As expected, the federal judge who struck down Alabama’s law banning same-sex marriage has now ordered a county probate judge to issue those licenses. But the order so far only applies to Mobile County, where the judge simply shut down the department that issues marriage licenses rather than issue them to gay couples.
U.S. District Judge Callie Granade’s order sought to clarify that Mobile County Probate Court Judge Don Davis should follow her directive in spite of a contravening order from Alabama Supreme Court Justice Roy Moore that led many state judges to refrain from issuing marriage licenses to gay couples.
The ruling marked the latest twist in the controversy over gay marriage in Alabama, where probate judges have faced conflicting orders from federal and state courts. The resulting disarray has allowed some same-sex couples to marry in places such as Birmingham, while those applying for marriage licenses in dozens of counties were turned away.
Granade’s order applied specifically to Mobile County, where, within an hour of the ruling, same-sex couples who had been waiting in line at a county building began to receive licenses.

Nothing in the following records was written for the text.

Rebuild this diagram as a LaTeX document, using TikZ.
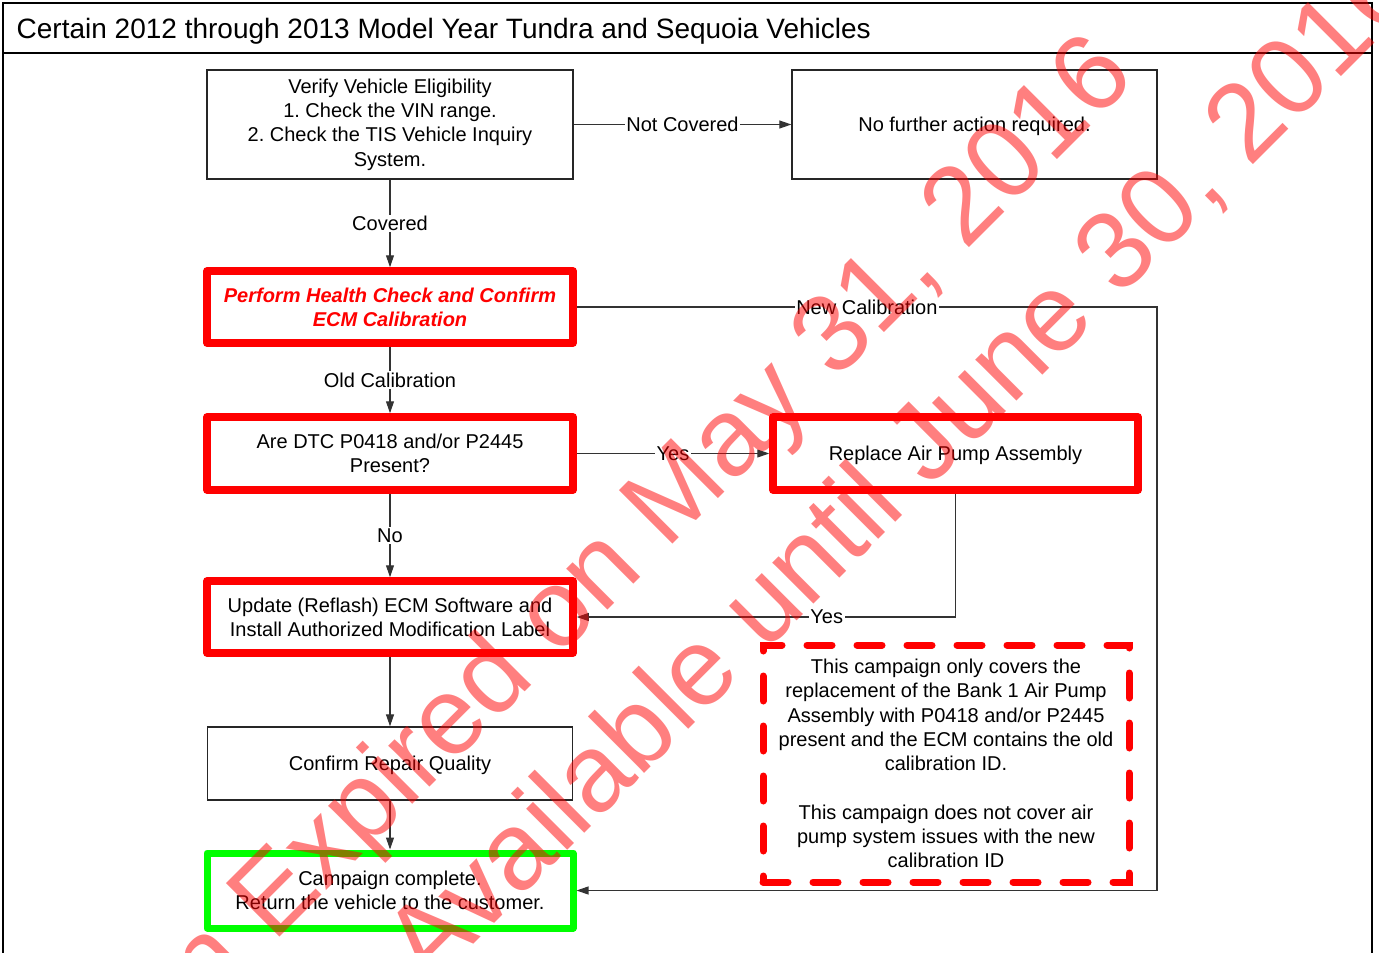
\documentclass[tikz,border=0pt]{standalone}
\usepackage{fontspec}
\setmainfont{Liberation Sans}
\usetikzlibrary{arrows.meta}
\definecolor{okgreen}{RGB}{0,255,0}
\frenchspacing

\begin{document}
\begin{tikzpicture}[x=1pt, y=-1pt,
    every node/.style={font=\fontsize{20}{24.3}\selectfont, align=center, inner sep=0pt},
    plainbox/.style={rectangle, draw=black!85, line width=1.3pt, minimum width=366pt, minimum height=73pt},
    redbox/.style={rectangle, draw=red, line width=7.5pt, line join=round, minimum width=366pt, minimum height=73pt},
    greenbox/.style={redbox, draw=okgreen, line width=7pt},
    notebox/.style={rectangle, draw=red, line width=7pt, line cap=round, dash pattern=on 25pt off 25pt, minimum width=366pt, minimum height=237pt},
    sink/.style={execute at begin node={\rule{0pt}{18.5pt}}},
    flow/.style={draw=black!80, line width=1.1pt, -{Triangle[length=12pt,width=8pt]}},
    lbl/.style={fill=white, inner sep=1.5pt},
    stamp/.style={rotate=45, text=red, text opacity=0.5, font=\fontsize{110}{120}\selectfont, anchor=base}]
    \useasboundingbox (0,0) rectangle (1379,953);
    \clip (0,0) rectangle (1379,953);

    % Frame and title
    \draw[line width=2.5pt] (3,3) rectangle (1372,975);
    \draw[line width=2.5pt] (3,53) -- (1372,53);
    \node[anchor=base west, font=\fontsize{28}{32}\selectfont] (title) at (16.5,38) {Certain 2012 through 2013 Model Year Tundra and Sequoia Vehicles};

    % Nodes
    \node[plainbox, sink, minimum height=109pt] (verify) at (390,124.5) {Verify Vehicle Eligibility\\1. Check the VIN range.\\2. Check the TIS Vehicle Inquiry\\System.};
    \node[plainbox, sink, minimum width=365pt, minimum height=109pt] (nofurther) at (974.5,124.5) {No further action required.};
    \node[redbox, minimum height=72pt, text=red, font=\fontsize{20}{24.3}\selectfont\bfseries\itshape] (health) at (390,307) {Perform Health Check and Confirm\\ECM Calibration};
    \node[redbox] (dtc) at (390,453.5) {Are DTC P0418 and/or P2445\\Present?};
    \node[redbox, sink, minimum width=365pt] (replace) at (955.5,453.5) {Replace Air Pump Assembly};
    \node[redbox, minimum height=72pt] (update) at (390,617) {Update (Reflash) ECM Software and\\Install Authorized Modification Label};
    \node[plainbox, sink, minimum width=365pt] (confirm) at (390,763.5) {Confirm Repair Quality};
    \node[greenbox, minimum height=75pt] (done) at (390,890.5) {Campaign complete.\\Return the vehicle to the customer.};
    \node[notebox] (note) at (946,763.5) {This campaign only covers the\\replacement of the Bank 1 Air Pump\\Assembly with P0418 and/or P2445\\present and the ECM contains the old\\calibration ID.\\[24.3pt]This campaign does not cover air\\pump system issues with the new\\calibration ID};
    \coordinate (lane) at (1157,0);

    % Edges with labels
    \draw[flow] (verify) -- node[lbl] {Not Covered} (nofurther);
    \draw[flow] (verify) -- node[lbl] {Covered} (health);
    \draw[flow] (health) -- node[lbl] {Old Calibration} (dtc);
    \draw[flow] (dtc) -- node[lbl] {Yes} (replace);
    \draw[flow] (dtc) -- node[lbl] {No} (update);
    \draw[flow] (replace.south) |- node[lbl, pos=0.67] {Yes} (update.east);
    \draw[flow] (update) -- (confirm);
    \draw[flow] (confirm) -- (done);
    \draw[flow] (health.east) -- node[lbl] {New Calibration} (health.east -| lane) |- (done.east);

    % Watermark
    \node[stamp] (expired) at (706,511) {\llap{Campaign\ }Expired on May 31, 2016};
    \node[stamp] (available) at (926,492) {Available until June 30, 2016};
\end{tikzpicture}
\end{document}
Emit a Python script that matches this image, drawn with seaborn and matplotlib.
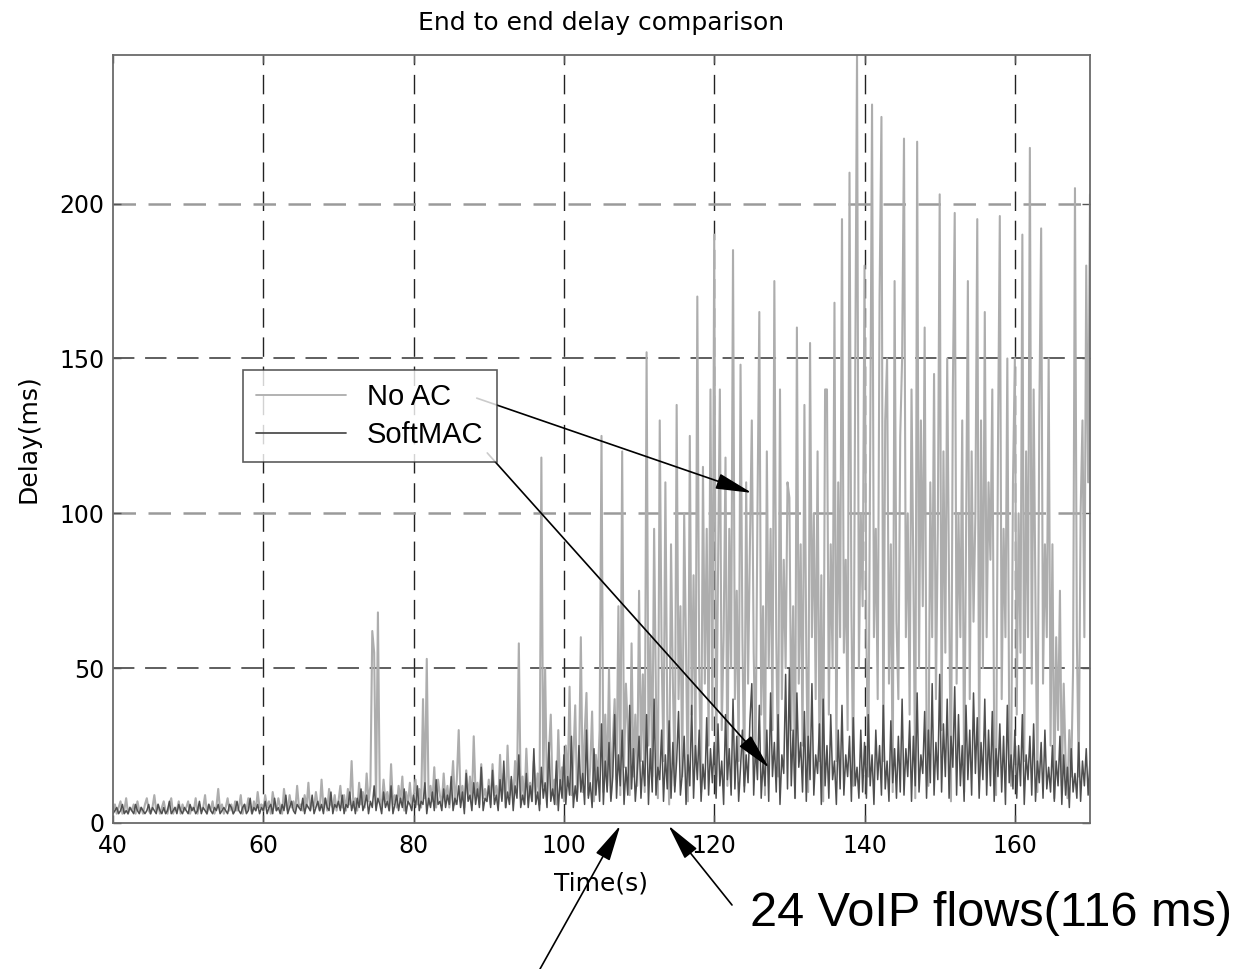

It was not immediately clear whether judges in the other 43 of Alabama’s 67 counties that have refused to issue marriage licenses to same-sex couples would reverse course.
Attorneys for four same-sex couples named as plaintiffs in the suit had urged Granade to issue a broad ruling to compel all judges in the state to begin granting marriage licenses to same-sex couples.
There are still pending court actions in other counties to compel probate judges to comply with the court order. I’m surprised that the judge didn’t issue a broader ruling, but it may be because there were no motions in front of her to do that. But if the plaintiffs argued for that result, I don’t see why the judge wouldn’t do so given that more than 40 other counties are also refusing to comply with her ruling.